Rows from a dataset of charts and code
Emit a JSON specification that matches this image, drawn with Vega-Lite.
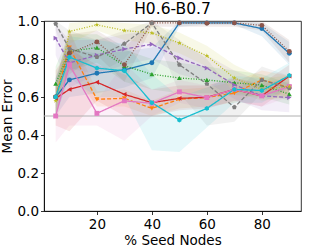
{
  "$schema": "https://vega.github.io/schema/vega-lite/v6.json",
  "width": 257,
  "height": 190,
  "autosize": "none",
  "padding": {"left": 44, "top": 21, "right": 8, "bottom": 38},
  "config": {
    "font": "DejaVu Sans",
    "view": {"stroke": "black", "strokeWidth": 0.8},
    "axis": {"grid": false, "labelOverlap": false, "domainColor": "black", "domainWidth": 0.8, "tickColor": "black", "tickWidth": 0.8, "tickSize": 3.5, "labelFont": "DejaVu Sans", "labelFontSize": 13.5, "labelColor": "black", "titleFont": "DejaVu Sans", "titleFontSize": 13.5, "titleFontWeight": "normal", "titleColor": "black"},
    "title": {"font": "DejaVu Sans", "fontSize": 15.5, "fontWeight": "normal", "color": "black", "offset": 4}
  },
  "title": {"text": "H0.6-B0.7", "dy": 7},
  "datasets": {
    "d": [
      {"s":"m1","x":5,"m":0.60,"lo":0.50,"hi":0.70},{"s":"m1","x":10,"m":0.69,"lo":0.60,"hi":0.85},{"s":"m1","x":20,"m":0.725,"lo":0.62,"hi":0.83},{"s":"m1","x":30,"m":0.743,"lo":0.65,"hi":0.84},{"s":"m1","x":40,"m":0.78,"lo":0.70,"hi":0.86},{"s":"m1","x":50,"m":0.99,"lo":0.97,"hi":1.0},{"s":"m1","x":60,"m":0.99,"lo":0.98,"hi":1.0},{"s":"m1","x":70,"m":0.99,"lo":0.98,"hi":1.0},{"s":"m1","x":80,"m":0.96,"lo":0.92,"hi":0.99},{"s":"m1","x":90,"m":0.83,"lo":0.77,"hi":0.89},
      {"s":"m2","x":5,"m":0.60,"lo":0.52,"hi":0.68},{"s":"m2","x":10,"m":0.86,"lo":0.75,"hi":0.95},{"s":"m2","x":20,"m":0.588,"lo":0.55,"hi":0.63},{"s":"m2","x":30,"m":0.593,"lo":0.55,"hi":0.64},{"s":"m2","x":40,"m":0.54,"lo":0.50,"hi":0.58},{"s":"m2","x":50,"m":0.588,"lo":0.54,"hi":0.64},{"s":"m2","x":60,"m":0.598,"lo":0.55,"hi":0.65},{"s":"m2","x":70,"m":0.62,"lo":0.57,"hi":0.68},{"s":"m2","x":80,"m":0.69,"lo":0.63,"hi":0.74},{"s":"m2","x":90,"m":0.65,"lo":0.60,"hi":0.71},
      {"s":"m3","x":5,"m":0.67,"lo":0.58,"hi":0.76},{"s":"m3","x":10,"m":0.84,"lo":0.74,"hi":0.93},{"s":"m3","x":20,"m":0.86,"lo":0.78,"hi":0.93},{"s":"m3","x":30,"m":0.764,"lo":0.68,"hi":0.85},{"s":"m3","x":40,"m":0.72,"lo":0.64,"hi":0.80},{"s":"m3","x":50,"m":0.70,"lo":0.62,"hi":0.78},{"s":"m3","x":60,"m":0.69,"lo":0.62,"hi":0.76},{"s":"m3","x":70,"m":0.675,"lo":0.61,"hi":0.74},{"s":"m3","x":80,"m":0.663,"lo":0.60,"hi":0.72},{"s":"m3","x":90,"m":0.615,"lo":0.56,"hi":0.67},
      {"s":"m4","x":5,"m":0.593,"lo":0.45,"hi":0.74},{"s":"m4","x":10,"m":0.64,"lo":0.42,"hi":0.85},{"s":"m4","x":20,"m":0.678,"lo":0.58,"hi":0.77},{"s":"m4","x":30,"m":0.614,"lo":0.50,"hi":0.72},{"s":"m4","x":40,"m":0.57,"lo":0.50,"hi":0.64},{"s":"m4","x":50,"m":0.593,"lo":0.53,"hi":0.66},{"s":"m4","x":60,"m":0.598,"lo":0.54,"hi":0.66},{"s":"m4","x":70,"m":0.64,"lo":0.58,"hi":0.70},{"s":"m4","x":80,"m":0.606,"lo":0.55,"hi":0.67},{"s":"m4","x":90,"m":0.71,"lo":0.65,"hi":0.77},
      {"s":"m5","x":5,"m":0.91,"lo":0.82,"hi":0.98},{"s":"m5","x":10,"m":0.78,"lo":0.65,"hi":0.90},{"s":"m5","x":20,"m":0.82,"lo":0.72,"hi":0.90},{"s":"m5","x":30,"m":0.852,"lo":0.77,"hi":0.93},{"s":"m5","x":40,"m":0.878,"lo":0.80,"hi":0.95},{"s":"m5","x":50,"m":0.805,"lo":0.72,"hi":0.88},{"s":"m5","x":60,"m":0.752,"lo":0.68,"hi":0.82},{"s":"m5","x":70,"m":0.664,"lo":0.59,"hi":0.74},{"s":"m5","x":80,"m":0.606,"lo":0.53,"hi":0.68},{"s":"m5","x":90,"m":0.597,"lo":0.52,"hi":0.68},
      {"s":"m6","x":5,"m":0.60,"lo":0.50,"hi":0.70},{"s":"m6","x":10,"m":0.83,"lo":0.72,"hi":0.93},{"s":"m6","x":20,"m":0.89,"lo":0.82,"hi":0.95},{"s":"m6","x":30,"m":0.77,"lo":0.68,"hi":0.86},{"s":"m6","x":40,"m":0.99,"lo":0.97,"hi":1.0},{"s":"m6","x":50,"m":0.99,"lo":0.97,"hi":1.0},{"s":"m6","x":60,"m":0.988,"lo":0.97,"hi":1.0},{"s":"m6","x":70,"m":0.99,"lo":0.97,"hi":1.0},{"s":"m6","x":80,"m":0.977,"lo":0.95,"hi":1.0},{"s":"m6","x":90,"m":0.84,"lo":0.78,"hi":0.90},
      {"s":"m7","x":5,"m":0.50,"lo":0.36,"hi":0.64},{"s":"m7","x":10,"m":0.77,"lo":0.45,"hi":0.95},{"s":"m7","x":20,"m":0.514,"lo":0.45,"hi":0.58},{"s":"m7","x":30,"m":0.58,"lo":0.37,"hi":0.78},{"s":"m7","x":40,"m":0.567,"lo":0.50,"hi":0.64},{"s":"m7","x":50,"m":0.627,"lo":0.57,"hi":0.69},{"s":"m7","x":60,"m":0.597,"lo":0.54,"hi":0.66},{"s":"m7","x":70,"m":0.64,"lo":0.58,"hi":0.70},{"s":"m7","x":80,"m":0.606,"lo":0.55,"hi":0.66},{"s":"m7","x":90,"m":0.655,"lo":0.60,"hi":0.71},
      {"s":"m8","x":5,"m":0.985,"lo":0.95,"hi":1.0},{"s":"m8","x":10,"m":0.854,"lo":0.75,"hi":0.95},{"s":"m8","x":20,"m":0.81,"lo":0.72,"hi":0.90},{"s":"m8","x":30,"m":0.88,"lo":0.80,"hi":0.95},{"s":"m8","x":40,"m":0.99,"lo":0.97,"hi":1.0},{"s":"m8","x":50,"m":0.77,"lo":0.62,"hi":0.90},{"s":"m8","x":60,"m":0.669,"lo":0.45,"hi":0.80},{"s":"m8","x":70,"m":0.546,"lo":0.47,"hi":0.62},{"s":"m8","x":80,"m":0.69,"lo":0.62,"hi":0.76},{"s":"m8","x":90,"m":0.646,"lo":0.58,"hi":0.71},
      {"s":"m9","x":5,"m":0.58,"lo":0.50,"hi":0.66},{"s":"m9","x":10,"m":0.945,"lo":0.88,"hi":0.99},{"s":"m9","x":20,"m":0.98,"lo":0.95,"hi":1.0},{"s":"m9","x":30,"m":0.95,"lo":0.90,"hi":0.99},{"s":"m9","x":40,"m":0.937,"lo":0.88,"hi":0.98},{"s":"m9","x":50,"m":0.884,"lo":0.83,"hi":0.94},{"s":"m9","x":60,"m":0.817,"lo":0.76,"hi":0.87},{"s":"m9","x":70,"m":0.70,"lo":0.63,"hi":0.77},{"s":"m9","x":80,"m":0.64,"lo":0.58,"hi":0.70},{"s":"m9","x":90,"m":0.655,"lo":0.60,"hi":0.71},
      {"s":"m10","x":5,"m":0.60,"lo":0.50,"hi":0.70},{"s":"m10","x":10,"m":0.81,"lo":0.70,"hi":0.92},{"s":"m10","x":20,"m":0.752,"lo":0.60,"hi":0.90},{"s":"m10","x":30,"m":0.738,"lo":0.60,"hi":0.88},{"s":"m10","x":40,"m":0.57,"lo":0.32,"hi":0.72},{"s":"m10","x":50,"m":0.479,"lo":0.31,"hi":0.60},{"s":"m10","x":60,"m":0.54,"lo":0.44,"hi":0.65},{"s":"m10","x":70,"m":0.64,"lo":0.57,"hi":0.71},{"s":"m10","x":80,"m":0.634,"lo":0.57,"hi":0.70},{"s":"m10","x":90,"m":0.713,"lo":0.65,"hi":0.78}
    ],
    "ref": [{"y": 0.5}]
  },
  "layer": [
    {
      "data": {"name": "d"},
      "mark": {"type": "area", "opacity": 0.11},
      "encoding": {
        "x": {"field": "x", "type": "quantitative", "scale": {"domain": [0.75, 94.25], "nice": false, "zero": false}, "axis": {"values": [20, 40, 60, 80], "labelOverlap": false, "title": "% Seed Nodes", "titlePadding": 2, "labelPadding": 3}},
        "y": {"field": "lo", "type": "quantitative", "scale": {"domain": [0, 1], "nice": false}, "axis": {"values": [0, 0.2, 0.4, 0.6, 0.8, 1.0], "labelOverlap": false, "labelFlush": false, "format": ".1f", "title": "Mean Error", "titlePadding": 3, "labelPadding": 2}},
        "y2": {"field": "hi"},
        "color": {"field": "s", "type": "nominal", "legend": null, "scale": {"domain": ["m1","m2","m3","m4","m5","m6","m7","m8","m9","m10"], "range": ["#1f77b4","#ff7f0e","#2ca02c","#d62728","#9467bd","#8c564b","#e377c2","#7f7f7f","#bcbd22","#17becf"]}}
      }
    },
    {
      "data": {"name": "ref"},
      "mark": {"type": "rule", "color": "#b0b0b0", "strokeWidth": 1},
      "encoding": {"y": {"field": "y", "type": "quantitative", "axis": {"values": [0, 0.2, 0.4, 0.6, 0.8, 1.0], "labelOverlap": false, "labelFlush": false, "format": ".1f", "title": "Mean Error", "titlePadding": 3, "labelPadding": 2}}}
    },
    {
      "data": {"name": "d"},
      "mark": {"type": "line", "strokeWidth": 1.3},
      "encoding": {
        "x": {"field": "x", "type": "quantitative", "axis": {"values": [20, 40, 60, 80], "labelOverlap": false, "title": "% Seed Nodes", "titlePadding": 2, "labelPadding": 3}},
        "y": {"field": "m", "type": "quantitative", "axis": {"values": [0, 0.2, 0.4, 0.6, 0.8, 1.0], "labelOverlap": false, "labelFlush": false, "format": ".1f", "title": "Mean Error", "titlePadding": 3, "labelPadding": 2}},
        "color": {"field": "s", "type": "nominal", "legend": null},
        "strokeDash": {"field": "s", "type": "nominal", "legend": null, "scale": {"domain": ["m1","m2","m3","m4","m5","m6","m7","m8","m9","m10"], "range": [[1,0],[4,2],[1,1.6],[1,0],[4,2],[1,1.6],[1,0],[4,2],[1,1.6],[1,0]]}}
      }
    },
    {
      "data": {"name": "d"},
      "mark": {"type": "point", "filled": true, "opacity": 1, "size": 24},
      "encoding": {
        "x": {"field": "x", "type": "quantitative", "axis": {"values": [20, 40, 60, 80], "labelOverlap": false, "title": "% Seed Nodes", "titlePadding": 2, "labelPadding": 3}},
        "y": {"field": "m", "type": "quantitative", "axis": {"values": [0, 0.2, 0.4, 0.6, 0.8, 1.0], "labelOverlap": false, "labelFlush": false, "format": ".1f", "title": "Mean Error", "titlePadding": 3, "labelPadding": 2}},
        "color": {"field": "s", "type": "nominal", "legend": null},
        "shape": {"field": "s", "type": "nominal", "legend": null, "scale": {"domain": ["m1","m2","m3","m4","m5","m6","m7","m8","m9","m10"], "range": ["circle","triangle-down","triangle-up","triangle-left","triangle-right","circle","square","M0,-1L0.951,-0.309L0.588,0.809L-0.588,0.809L-0.951,-0.309Z","M0,-1L0.235,-0.324L0.951,-0.309L0.38,0.124L0.588,0.809L0,0.4L-0.588,0.809L-0.38,0.124L-0.951,-0.309L-0.235,-0.324Z","M0,-1L0.866,-0.5L0.866,0.5L0,1L-0.866,0.5L-0.866,-0.5Z"]}}
      }
    }
  ]
}
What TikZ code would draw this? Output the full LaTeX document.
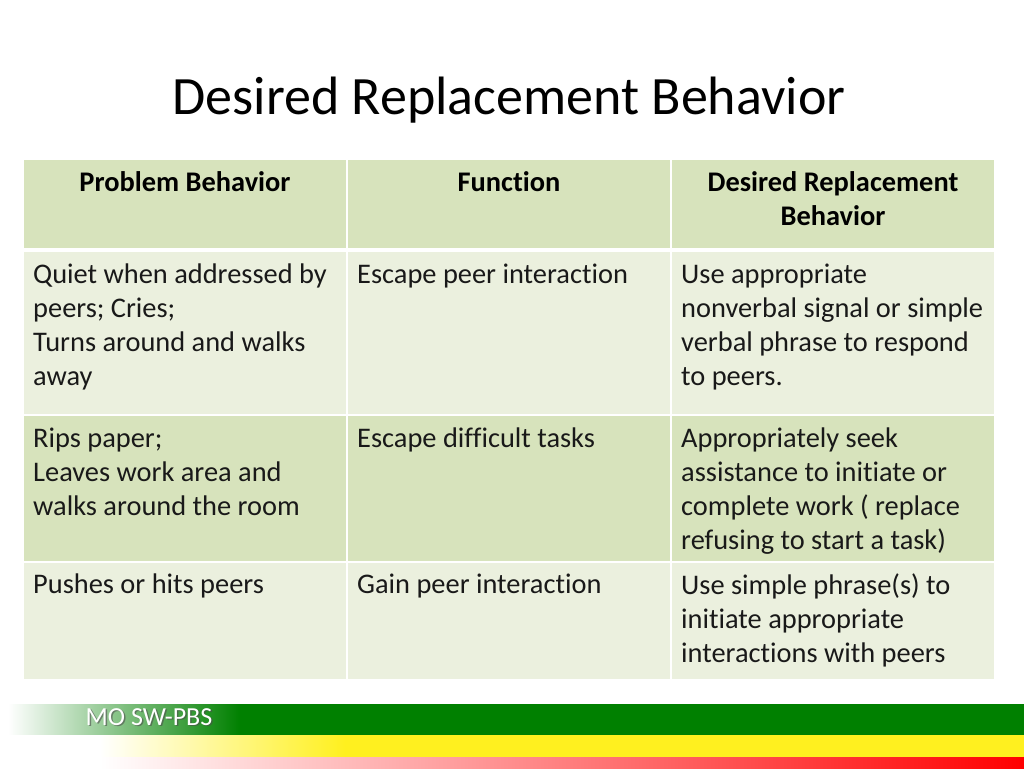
\documentclass[tikz,border=0pt]{standalone}
\usepackage{fontspec}
\setmainfont[Ligatures=CommonOff]{Carlito}
\usetikzlibrary{positioning}
\definecolor{headgreen}{HTML}{D7E3BC}
\definecolor{palegreen}{HTML}{EBF0DE}
\definecolor{bargreen}{HTML}{008000}
\definecolor{baryellow}{HTML}{FFF01F}
\tikzset{%
  title/.style={inner sep=0pt, font=\fontsize{54}{64}\selectfont},
  cell/.style={minimum width=322pt, inner sep=0pt, outer sep=0pt},
  dark cell/.style={cell, fill=headgreen},
  pale cell/.style={cell, fill=palegreen},
  head text/.style={anchor=north, align=center, inner sep=0pt, text depth=0pt, font=\fontsize{28.4}{34}\selectfont\bfseries},
  body text/.style={anchor=north west, align=left, inner sep=0pt, font=\fontsize{28.4}{34}\selectfont, text=black!90},
  logo/.style={inner sep=0pt, font=\fontsize{26}{30}\selectfont}
}
\begin{document}
\begin{tikzpicture}[x=1pt,y=-1pt]
  \useasboundingbox (0,0) rectangle (1024,768);

  \node[title] (heading) at (509,100) {Desired Replacement Behavior};

  % header row
  \node[dark cell, minimum height=88pt] (h1) at (185,204) {};
  \node[dark cell, minimum height=88pt, right=2pt of h1] (h2) {};
  \node[dark cell, minimum height=88pt, right=2pt of h2] (h3) {};

  % rows
  \node[pale cell, minimum height=162pt, below=4pt of h1] (a1) {};
  \node[pale cell, minimum height=162pt, right=2pt of a1] (a2) {};
  \node[pale cell, minimum height=162pt, right=2pt of a2] (a3) {};

  \node[dark cell, minimum height=145pt, below=2pt of a1] (b1) {};
  \node[dark cell, minimum height=145pt, right=2pt of b1] (b2) {};
  \node[dark cell, minimum height=145pt, right=2pt of b2] (b3) {};

  \node[pale cell, minimum height=116pt, below=2pt of b1] (c1) {};
  \node[pale cell, minimum height=116pt, right=2pt of c1] (c2) {};
  \node[pale cell, minimum height=116pt, right=2pt of c2] (c3) {};

  \node[head text, below=11pt of h1.north] {Problem Behavior};
  \node[head text, below=11pt of h2.north] {Function};
  \node[head text, below=11pt of h3.north] {Desired Replacement\\Behavior};

  \node[body text] at ([xshift=9pt,yshift=-12pt]a1.north west) {Quiet when addressed by\\peers; Cries;\\Turns around and walks\\away};
  \node[body text] at ([xshift=9pt,yshift=-12pt]a2.north west) {Escape peer interaction};
  \node[body text] at ([xshift=9pt,yshift=-12pt]a3.north west) {Use appropriate\\nonverbal signal or simple\\verbal phrase to respond\\to peers.};

  \node[body text] at ([xshift=9pt,yshift=-12pt]b1.north west) {Rips paper;\\Leaves work area and\\walks around the room};
  \node[body text] at ([xshift=9pt,yshift=-12pt]b2.north west) {Escape difficult tasks};
  \node[body text] at ([xshift=9pt,yshift=-12pt]b3.north west) {Appropriately seek\\assistance to initiate or\\complete work ( replace\\refusing to start a task)};

  \node[body text] at ([xshift=9pt,yshift=-11pt]c1.north west) {Pushes or hits peers};
  \node[body text] at ([xshift=9pt,yshift=-11pt]c2.north west) {Gain peer interaction};
  \node[body text] at ([xshift=9pt,yshift=-11pt]c3.north west) {Use simple phrase(s) to\\initiate appropriate\\interactions with peers};

  % footer bars
  \begin{scope}
    \clip (0,704) rectangle (1024,735);
    \shade[left color=white, right color=bargreen] (8,700) rectangle (240,740);
    \fill[bargreen] (240,704) rectangle (1024,735);
  \end{scope}
  \fill[white] (0,735) rectangle (101,768);
  \begin{scope}
    \clip (0,735) rectangle (1024,757);
    \shade[left color=white, right color=baryellow] (100,730) rectangle (345,762);
    \fill[baryellow] (345,735) rectangle (1024,757);
  \end{scope}
  \begin{scope}
    \clip (0,757) rectangle (1024,768);
    \shade[left color=white, middle color=red!35, right color=red] (100,752) rectangle (1024,773);
  \end{scope}

  \node[logo, text=black!70, opacity=.6] at (150.5,718.5) {MO SW-PBS};
  \node[logo, text=white] (badge) at (149,717) {MO SW-PBS};
\end{tikzpicture}
\end{document}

- TASK TO CARRY OUT:
Only the lines from the one bearing "What TikZ code" to the one bearing "right=2pt of c2]", both included, should be restated word for word, with pictures left out.

- RESULT FOR THIS EXERCISE:
What TikZ code would draw this? Output the full LaTeX document.
\documentclass[tikz,border=0pt]{standalone}
\usepackage{fontspec}
\setmainfont[Ligatures=CommonOff]{Carlito}
\usetikzlibrary{positioning}
\definecolor{headgreen}{HTML}{D7E3BC}
\definecolor{palegreen}{HTML}{EBF0DE}
\definecolor{bargreen}{HTML}{008000}
\definecolor{baryellow}{HTML}{FFF01F}
\tikzset{%
  title/.style={inner sep=0pt, font=\fontsize{54}{64}\selectfont},
  cell/.style={minimum width=322pt, inner sep=0pt, outer sep=0pt},
  dark cell/.style={cell, fill=headgreen},
  pale cell/.style={cell, fill=palegreen},
  head text/.style={anchor=north, align=center, inner sep=0pt, text depth=0pt, font=\fontsize{28.4}{34}\selectfont\bfseries},
  body text/.style={anchor=north west, align=left, inner sep=0pt, font=\fontsize{28.4}{34}\selectfont, text=black!90},
  logo/.style={inner sep=0pt, font=\fontsize{26}{30}\selectfont}
}
\begin{document}
\begin{tikzpicture}[x=1pt,y=-1pt]
  \useasboundingbox (0,0) rectangle (1024,768);

  \node[title] (heading) at (509,100) {Desired Replacement Behavior};

  % header row
  \node[dark cell, minimum height=88pt] (h1) at (185,204) {};
  \node[dark cell, minimum height=88pt, right=2pt of h1] (h2) {};
  \node[dark cell, minimum height=88pt, right=2pt of h2] (h3) {};

  % rows
  \node[pale cell, minimum height=162pt, below=4pt of h1] (a1) {};
  \node[pale cell, minimum height=162pt, right=2pt of a1] (a2) {};
  \node[pale cell, minimum height=162pt, right=2pt of a2] (a3) {};

  \node[dark cell, minimum height=145pt, below=2pt of a1] (b1) {};
  \node[dark cell, minimum height=145pt, right=2pt of b1] (b2) {};
  \node[dark cell, minimum height=145pt, right=2pt of b2] (b3) {};

  \node[pale cell, minimum height=116pt, below=2pt of b1] (c1) {};
  \node[pale cell, minimum height=116pt, right=2pt of c1] (c2) {};
  \node[pale cell, minimum height=116pt, right=2pt of c2] (c3) {};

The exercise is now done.